* **GOAL OF THE EXERCISE**:
Locate each line containing the string "chart" and copy it out.
■ ■ ■ ■ ■ ■ ■
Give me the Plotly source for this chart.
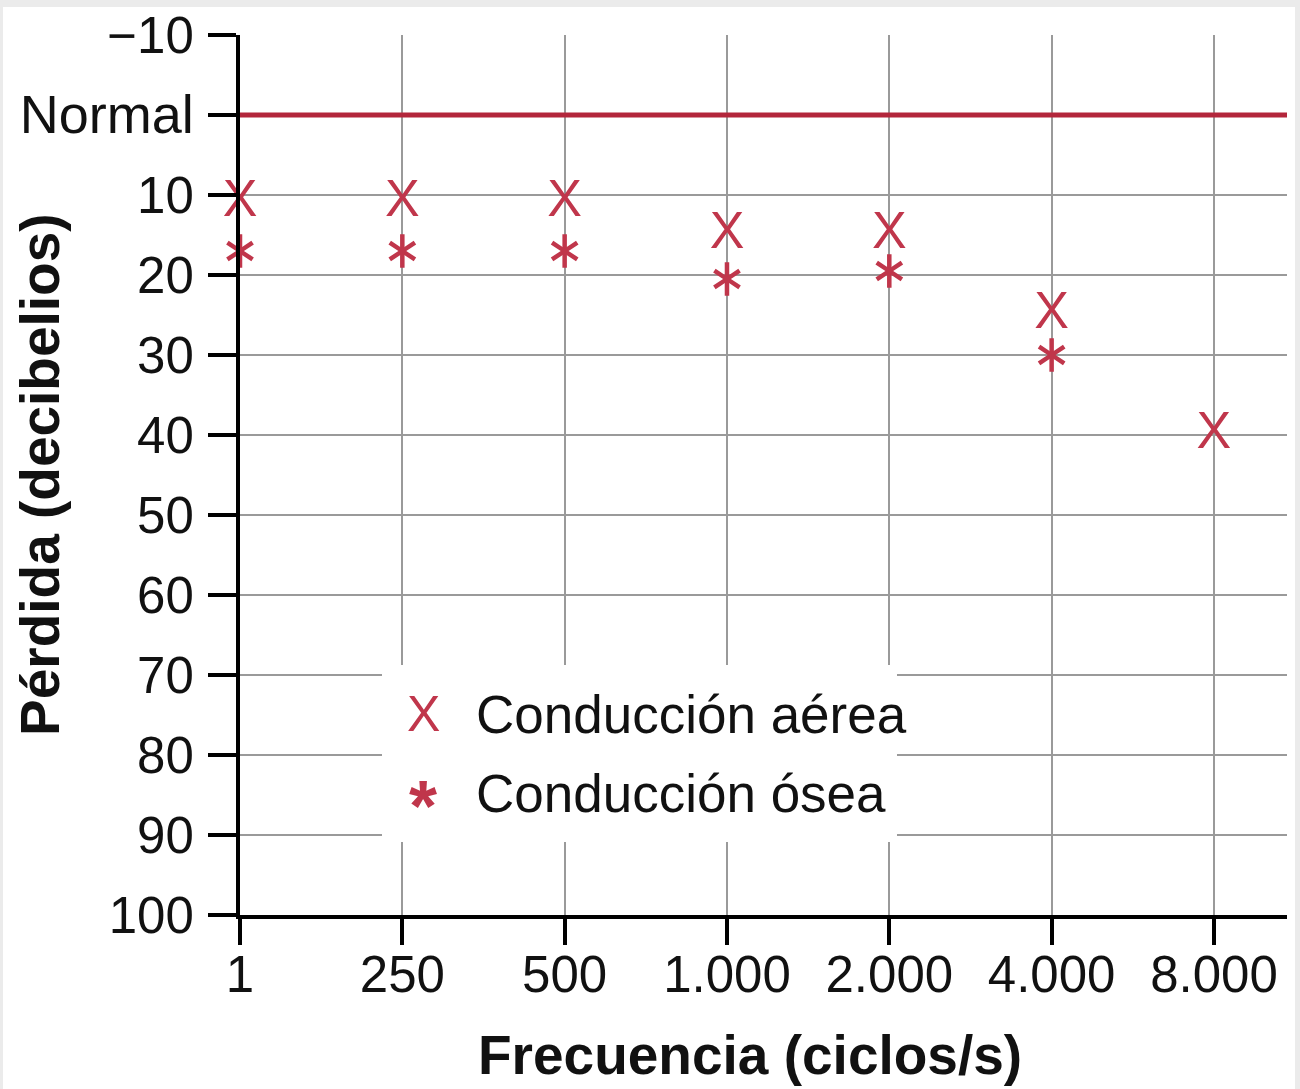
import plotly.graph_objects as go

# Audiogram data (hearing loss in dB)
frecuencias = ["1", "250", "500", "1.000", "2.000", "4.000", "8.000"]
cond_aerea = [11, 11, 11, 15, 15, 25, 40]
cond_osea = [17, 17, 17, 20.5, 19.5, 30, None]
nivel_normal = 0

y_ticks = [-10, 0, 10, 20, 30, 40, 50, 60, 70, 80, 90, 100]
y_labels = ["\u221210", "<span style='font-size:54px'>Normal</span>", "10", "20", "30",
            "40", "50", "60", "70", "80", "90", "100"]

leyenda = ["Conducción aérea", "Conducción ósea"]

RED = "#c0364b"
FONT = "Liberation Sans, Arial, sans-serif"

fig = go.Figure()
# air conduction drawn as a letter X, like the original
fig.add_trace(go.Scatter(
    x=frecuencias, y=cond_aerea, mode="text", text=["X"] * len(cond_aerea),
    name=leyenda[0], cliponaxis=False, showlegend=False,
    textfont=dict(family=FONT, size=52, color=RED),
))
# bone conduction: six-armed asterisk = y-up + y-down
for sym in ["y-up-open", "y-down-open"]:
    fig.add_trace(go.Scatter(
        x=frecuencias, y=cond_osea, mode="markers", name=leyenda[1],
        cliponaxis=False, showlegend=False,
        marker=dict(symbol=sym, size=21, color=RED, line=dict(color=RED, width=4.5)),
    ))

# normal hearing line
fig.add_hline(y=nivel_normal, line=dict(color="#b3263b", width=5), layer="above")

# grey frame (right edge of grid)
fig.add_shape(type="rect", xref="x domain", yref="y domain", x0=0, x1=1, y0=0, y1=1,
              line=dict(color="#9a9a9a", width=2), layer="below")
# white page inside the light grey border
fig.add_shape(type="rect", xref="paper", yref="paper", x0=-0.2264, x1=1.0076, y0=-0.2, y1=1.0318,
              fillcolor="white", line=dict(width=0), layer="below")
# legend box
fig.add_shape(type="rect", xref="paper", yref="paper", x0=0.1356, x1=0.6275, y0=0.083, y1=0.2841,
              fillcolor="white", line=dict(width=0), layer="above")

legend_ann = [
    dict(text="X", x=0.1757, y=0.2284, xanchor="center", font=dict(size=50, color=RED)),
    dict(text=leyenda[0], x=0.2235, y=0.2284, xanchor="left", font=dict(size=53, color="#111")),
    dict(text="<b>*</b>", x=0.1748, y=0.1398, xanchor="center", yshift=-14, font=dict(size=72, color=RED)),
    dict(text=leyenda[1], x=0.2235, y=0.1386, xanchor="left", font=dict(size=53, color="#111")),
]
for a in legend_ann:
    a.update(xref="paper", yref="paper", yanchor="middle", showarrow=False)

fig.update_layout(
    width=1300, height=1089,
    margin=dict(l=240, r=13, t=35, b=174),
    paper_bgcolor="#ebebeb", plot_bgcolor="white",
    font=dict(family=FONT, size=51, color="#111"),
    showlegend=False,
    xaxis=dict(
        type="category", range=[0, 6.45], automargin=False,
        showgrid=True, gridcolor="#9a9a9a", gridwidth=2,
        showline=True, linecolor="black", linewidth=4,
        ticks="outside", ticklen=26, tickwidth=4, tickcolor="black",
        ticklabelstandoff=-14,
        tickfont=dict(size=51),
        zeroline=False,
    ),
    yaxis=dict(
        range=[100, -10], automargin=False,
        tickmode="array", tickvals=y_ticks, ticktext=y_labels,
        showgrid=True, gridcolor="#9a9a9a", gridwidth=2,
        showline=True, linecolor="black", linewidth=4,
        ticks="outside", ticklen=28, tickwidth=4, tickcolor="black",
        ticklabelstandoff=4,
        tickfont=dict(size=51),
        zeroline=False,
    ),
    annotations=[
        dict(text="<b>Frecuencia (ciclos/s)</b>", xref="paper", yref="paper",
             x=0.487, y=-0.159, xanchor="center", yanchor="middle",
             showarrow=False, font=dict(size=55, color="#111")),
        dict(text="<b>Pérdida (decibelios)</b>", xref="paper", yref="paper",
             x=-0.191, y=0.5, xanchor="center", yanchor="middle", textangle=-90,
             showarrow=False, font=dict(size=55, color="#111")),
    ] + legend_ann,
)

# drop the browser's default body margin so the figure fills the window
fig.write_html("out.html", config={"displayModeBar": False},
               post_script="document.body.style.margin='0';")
■ ■ ■ ■ ■ ■ ■
* **EXERCISE ANSWER**:
Give me the Plotly source for this chart.

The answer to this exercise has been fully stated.